-- BEGIN --

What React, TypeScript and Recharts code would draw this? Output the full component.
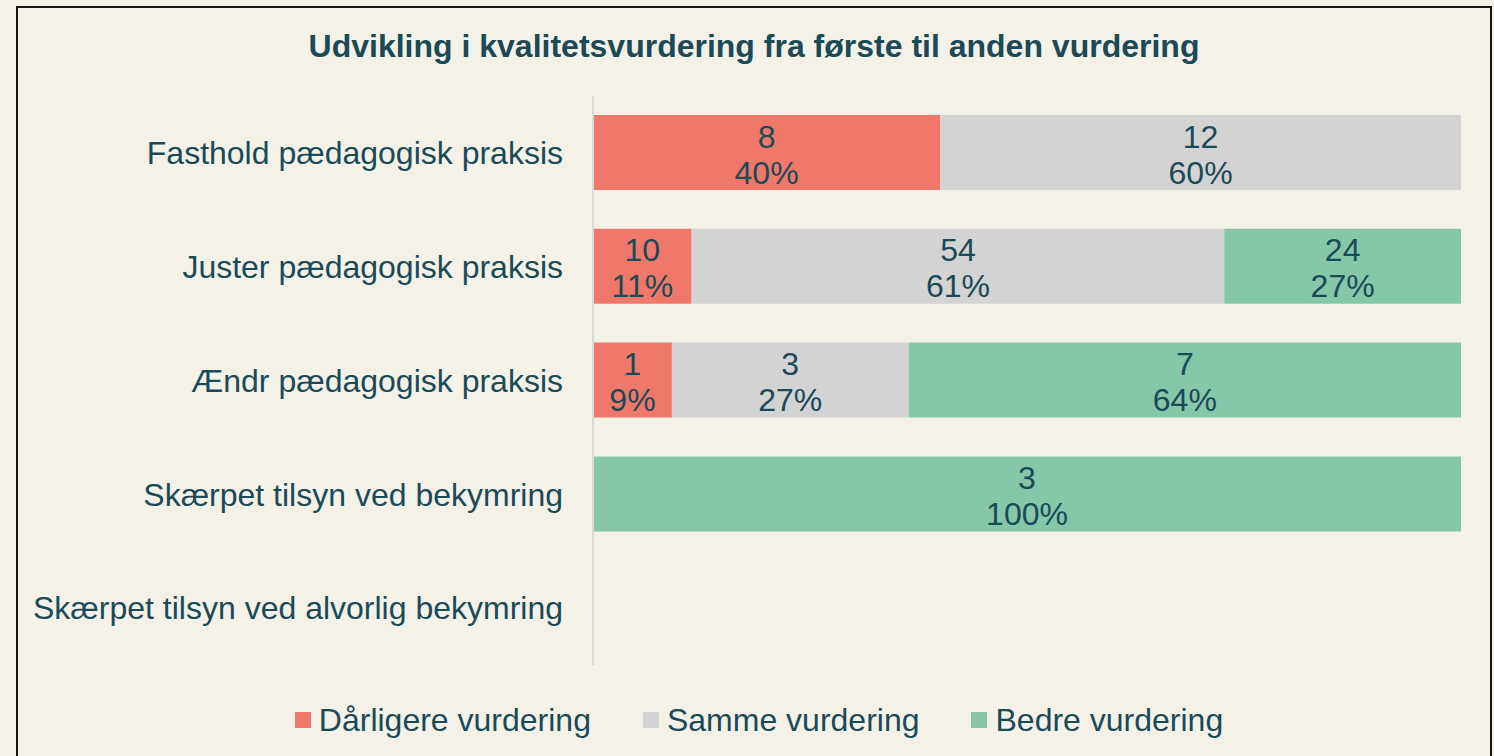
import { BarChart, Bar, XAxis, YAxis, Legend, LabelList } from "recharts"

const categories = [
  "Fasthold pædagogisk praksis",
  "Juster pædagogisk praksis",
  "Ændr pædagogisk praksis",
  "Skærpet tilsyn ved bekymring",
  "Skærpet tilsyn ved alvorlig bekymring",
]
const worse = [8, 10, 1, 0, 0]
const same = [12, 54, 3, 0, 0]
const better = [0, 24, 7, 3, 0]

const seriesNames = ["Dårligere vurdering", "Samme vurdering", "Bedre vurdering"]
const colors = ["#F0786A", "#D3D3D3", "#86C7AA"]

const BG = "#F4F1E9"
const TEXT = "#1B4A56"
const FONT = "'Liberation Sans', Arial, sans-serif"

function lbl(v: number, total: number): string {
  if (!v || !total) return ""
  return `${v}|${Math.round((v / total) * 100)}%`
}

const data = categories.map((name, i) => {
  const total = worse[i] + same[i] + better[i]
  return {
    name,
    worse: worse[i],
    same: same[i],
    better: better[i],
    worseLbl: lbl(worse[i], total),
    sameLbl: lbl(same[i], total),
    betterLbl: lbl(better[i], total),
  }
})

function renderLabel(props: any) {
  const { x, y, width, height, value } = props
  if (!value) return null
  const [count, pct] = String(value).split("|")
  const cx = Number(x) + Number(width) / 2
  const cy = Number(y) + Number(height) / 2
  return (
    <g>
      <text x={cx} y={cy - 16} textAnchor="middle" dominantBaseline="central" fill={TEXT} fontSize={32} fontFamily={FONT}>
        {count}
      </text>
      <text x={cx} y={cy + 20} textAnchor="middle" dominantBaseline="central" fill={TEXT} fontSize={32} fontFamily={FONT}>
        {pct}
      </text>
    </g>
  )
}

function renderLegend() {
  return (
    <div style={{ display: "flex", justifyContent: "center", alignItems: "center", gap: 52, fontFamily: FONT, fontSize: 32, color: TEXT, height: 40, paddingLeft: 57 }}>
      {seriesNames.map((n, i) => (
        <div key={n} style={{ display: "flex", alignItems: "center", gap: 8 }}>
          <span style={{ display: "inline-block", width: 16, height: 16, background: colors[i] }} />
          <span>{n}</span>
        </div>
      ))}
    </div>
  )
}

export default function App() {
  return (
    <div style={{ position: "absolute", left: 0, top: 0, width: 1494, height: 756, background: BG, overflow: "hidden" }}>
      <div style={{ position: "absolute", left: 16, top: 6, width: 1472, height: 800, border: "2px solid #141414" }} />
      <div
        style={{
          position: "absolute", left: 16, top: 28, width: 1476, textAlign: "center",
          fontFamily: FONT, fontWeight: "bold", fontSize: 32, lineHeight: "36px", color: TEXT,
        }}
      >
        Udvikling i kvalitetsvurdering fra første til anden vurdering
      </div>
      <div style={{ position: "absolute", left: 0, top: 0 }}>
        <BarChart
          width={1494}
          height={756}
          data={data}
          layout="vertical"
          stackOffset="expand"
          barSize={75}
          margin={{ top: 96, right: 33, left: 0, bottom: 51 }}
        >
          <XAxis type="number" domain={[0, 1]} hide />
          <YAxis
            type="category"
            dataKey="name"
            width={593}
            axisLine={{ stroke: "#D9D9D9", strokeWidth: 2 }}
            tickLine={false}
            tickSize={28}
            tickMargin={2}
            tick={{ fill: TEXT, fontSize: 32, fontFamily: FONT }}
          />
          <Legend
            verticalAlign="bottom"
            content={renderLegend}
            wrapperStyle={{ top: 700, bottom: "auto", height: 40 }}
          />
          <Bar dataKey="worse" name={seriesNames[0]} stackId="a" fill={colors[0]} isAnimationActive={false}>
            <LabelList dataKey="worseLbl" content={renderLabel} />
          </Bar>
          <Bar dataKey="same" name={seriesNames[1]} stackId="a" fill={colors[1]} isAnimationActive={false}>
            <LabelList dataKey="sameLbl" content={renderLabel} />
          </Bar>
          <Bar dataKey="better" name={seriesNames[2]} stackId="a" fill={colors[2]} isAnimationActive={false}>
            <LabelList dataKey="betterLbl" content={renderLabel} />
          </Bar>
        </BarChart>
      </div>
    </div>
  )
}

-- END --

Copy every line of the data exactly as written, excluding the pictures.

◆ **TASK RESULT**:
What React, TypeScript and Recharts code would draw this? Output the full component.
import { BarChart, Bar, XAxis, YAxis, Legend, LabelList } from "recharts"

const categories = [
  "Fasthold pædagogisk praksis",
  "Juster pædagogisk praksis",
  "Ændr pædagogisk praksis",
  "Skærpet tilsyn ved bekymring",
  "Skærpet tilsyn ved alvorlig bekymring",
]
const worse = [8, 10, 1, 0, 0]
const same = [12, 54, 3, 0, 0]
const better = [0, 24, 7, 3, 0]

const seriesNames = ["Dårligere vurdering", "Samme vurdering", "Bedre vurdering"]
const colors = ["#F0786A", "#D3D3D3", "#86C7AA"]

const BG = "#F4F1E9"
const TEXT = "#1B4A56"
const FONT = "'Liberation Sans', Arial, sans-serif"

function lbl(v: number, total: number): string {
  if (!v || !total) return ""
  return `${v}|${Math.round((v / total) * 100)}%`
}

const data = categories.map((name, i) => {
  const total = worse[i] + same[i] + better[i]
  return {
    name,
    worse: worse[i],
    same: same[i],
    better: better[i],
    worseLbl: lbl(worse[i], total),
    sameLbl: lbl(same[i], total),
    betterLbl: lbl(better[i], total),
  }
})

function renderLabel(props: any) {
  const { x, y, width, height, value } = props
  if (!value) return null
  const [count, pct] = String(value).split("|")
  const cx = Number(x) + Number(width) / 2
  const cy = Number(y) + Number(height) / 2
  return (
    <g>
      <text x={cx} y={cy - 16} textAnchor="middle" dominantBaseline="central" fill={TEXT} fontSize={32} fontFamily={FONT}>
        {count}
      </text>
      <text x={cx} y={cy + 20} textAnchor="middle" dominantBaseline="central" fill={TEXT} fontSize={32} fontFamily={FONT}>
        {pct}
      </text>
    </g>
  )
}

function renderLegend() {
  return (
    <div style={{ display: "flex", justifyContent: "center", alignItems: "center", gap: 52, fontFamily: FONT, fontSize: 32, color: TEXT, height: 40, paddingLeft: 57 }}>
      {seriesNames.map((n, i) => (
        <div key={n} style={{ display: "flex", alignItems: "center", gap: 8 }}>
          <span style={{ display: "inline-block", width: 16, height: 16, background: colors[i] }} />
          <span>{n}</span>
        </div>
      ))}
    </div>
  )
}

export default function App() {
  return (
    <div style={{ position: "absolute", left: 0, top: 0, width: 1494, height: 756, background: BG, overflow: "hidden" }}>
      <div style={{ position: "absolute", left: 16, top: 6, width: 1472, height: 800, border: "2px solid #141414" }} />
      <div
        style={{
          position: "absolute", left: 16, top: 28, width: 1476, textAlign: "center",
          fontFamily: FONT, fontWeight: "bold", fontSize: 32, lineHeight: "36px", color: TEXT,
        }}
      >
        Udvikling i kvalitetsvurdering fra første til anden vurdering
      </div>
      <div style={{ position: "absolute", left: 0, top: 0 }}>
        <BarChart
          width={1494}
          height={756}
          data={data}
          layout="vertical"
          stackOffset="expand"
          barSize={75}
          margin={{ top: 96, right: 33, left: 0, bottom: 51 }}
        >
          <XAxis type="number" domain={[0, 1]} hide />
          <YAxis
            type="category"
            dataKey="name"
            width={593}
            axisLine={{ stroke: "#D9D9D9", strokeWidth: 2 }}
            tickLine={false}
            tickSize={28}
            tickMargin={2}
            tick={{ fill: TEXT, fontSize: 32, fontFamily: FONT }}
          />
          <Legend
            verticalAlign="bottom"
            content={renderLegend}
            wrapperStyle={{ top: 700, bottom: "auto", height: 40 }}
          />
          <Bar dataKey="worse" name={seriesNames[0]} stackId="a" fill={colors[0]} isAnimationActive={false}>
            <LabelList dataKey="worseLbl" content={renderLabel} />
          </Bar>
          <Bar dataKey="same" name={seriesNames[1]} stackId="a" fill={colors[1]} isAnimationActive={false}>
            <LabelList dataKey="sameLbl" content={renderLabel} />
          </Bar>
          <Bar dataKey="better" name={seriesNames[2]} stackId="a" fill={colors[2]} isAnimationActive={false}>
            <LabelList dataKey="betterLbl" content={renderLabel} />
          </Bar>
        </BarChart>
      </div>
    </div>
  )
}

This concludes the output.